L'ASEAN se réunit dans un contexte de graves turbulences
HANOI - Les dirigeants des neuf pays de l'Association des
Nations du sud-est asiatique (ASEAN) se réunissent à Hanoï mardi et
mercredi à un moment où la région reste engluée dans la crise économique et
la cohésion de l'organisation est ébranlée par des dissensions internes.
Les chefs d'Etat ou de gouvernement de Birmanie, Bruneï, Indonésie, Laos,
Philippines, Malaisie, Singapour, Thaïlande et Vietnam auront à coeur
d'offrir une vitrine consensuelle lors du Sommet que le Vietnam accueille
pour la première fois.
Mais "le contexte de ce Sommet est très délicat", explique un diplomate
occidental, "autour des tables de discussions se retrouveront des
dirigeants de pays qui ont énormément souffert sur le plan économique et
social, qui se sont disputés, ou qui ont eu des divergences sur le principe
de non-ingérence".
Un an et demi après le déclenchement de la crise économique et financière,
les économies des poids lourds de l'ASEAN --Indonésie, Malaisie,
Philippines, Singapour et Thaïlande-- sont techniquement en récession après
une décennie de vive croissance. Celles des quatre autres pays membres sont
aussi touchées par une crise dont personne ne peut prédire la durée et qui
a porté un coup sévère à la confiance des investisseurs internationaux dans
l'Asie du sud-est.
L'absence d'une politique coordonnée de lutte contre la crise a aussi porté
atteinte à la crédibilité de l'ASEAN. "Chaque pays membre a apporté sa
propre réponse à la crise", explique un responsable malaisien.
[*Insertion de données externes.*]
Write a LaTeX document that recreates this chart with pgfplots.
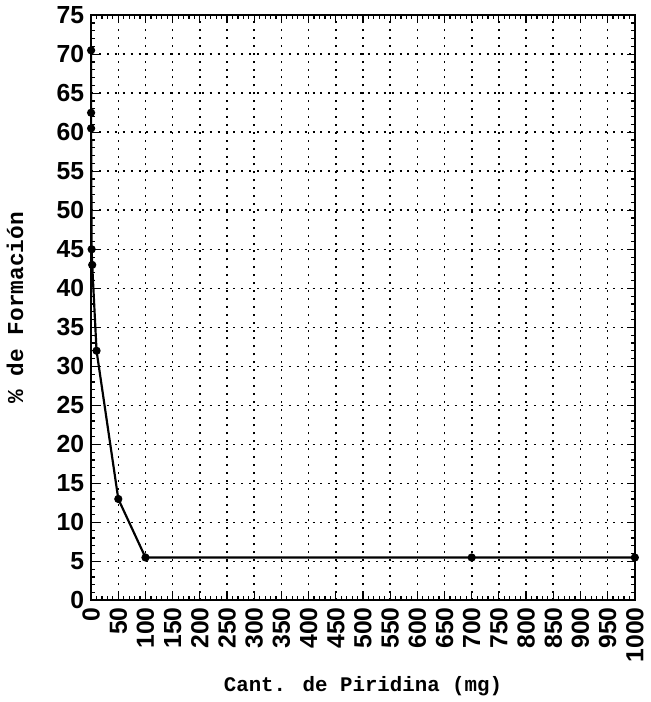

La crise menace aussi de ralentir le processus d'intégration économique et
la libéralisation actuelle en matière de tarifs douaniers,
d'investissements et services, objectif commun de l'ASEAN.
Les neuf de l'ASEAN se réunissent aussi dans un contexte de tensions
politiques croissantes, dont la plus médiatisée a découlé du limogeage
brutal par le Premier ministre malaisien Mahathir de son ex-dauphin Anouar
Ibrahim.
Le président philippin Joseph Estrada ou son homologue indonésien Jusuf
Habibie ont apporté leur soutien à l'ancien vice-Premier ministre et
l'"affaire Anouar" a jeté une lumière crue sur les divergences au sein de
l'ASEAN en matière d'ingérence. Ces divergences étaient déjà clairement
apparues en juillet à propos de l'attitude à adopter vis-à-vis de la junte
birmane.
La Thaïlande notamment a prôné un "interventionnisme flexible" qui se
heurte au principe fondateur de l'ASEAN de non-ingérence dans les affaires
intérieures d'un pays membre.
Avant même l'ouverture du Sommet, la question hautement politique de
l'admission du Cambodge dans une ASEAN-10 a apporté de nouvelles fissures
dans la façade d'unité de l'Association.
Un consensus restant introuvable lors de la réunion préparatoire des
ministres des Affaires étrangères, le dossier a été transmis aux chefs
d'Etat ou de gouvernement et l'admission du Cambodge à Hanoï apparaissait
improbable, selon des diplomates.
L'Indonésie et le Vietnam ont vivement soutenu l'intégration du Cambodge
--reportée en 1997 après le coup de force de Hun Sen-- mais la Thaïlande,
les Philippines et Singapour estiment que la formation à Phnom Penh d'un
gouvernement de coalition ne représente pas un gage suffisant de stabilité
politique.
Avec tous ces écueils, les pays ASEAN doivent donc montrer que leur
solidarité n'est pas un mythe. Le Vietnam, qui joue son prestige dans la
réussite de "son" Sommet, "a fait un lobbying très actif pour que tous les
textes signés favorisent la cohésion", explique un diplomate.
Ainsi de nombreux diplomates estiment que les participants se réuniront sur
les thèmes évidemment mobilisateurs d'une sortie de la crise économique et
du renforcement de la coopération régionale.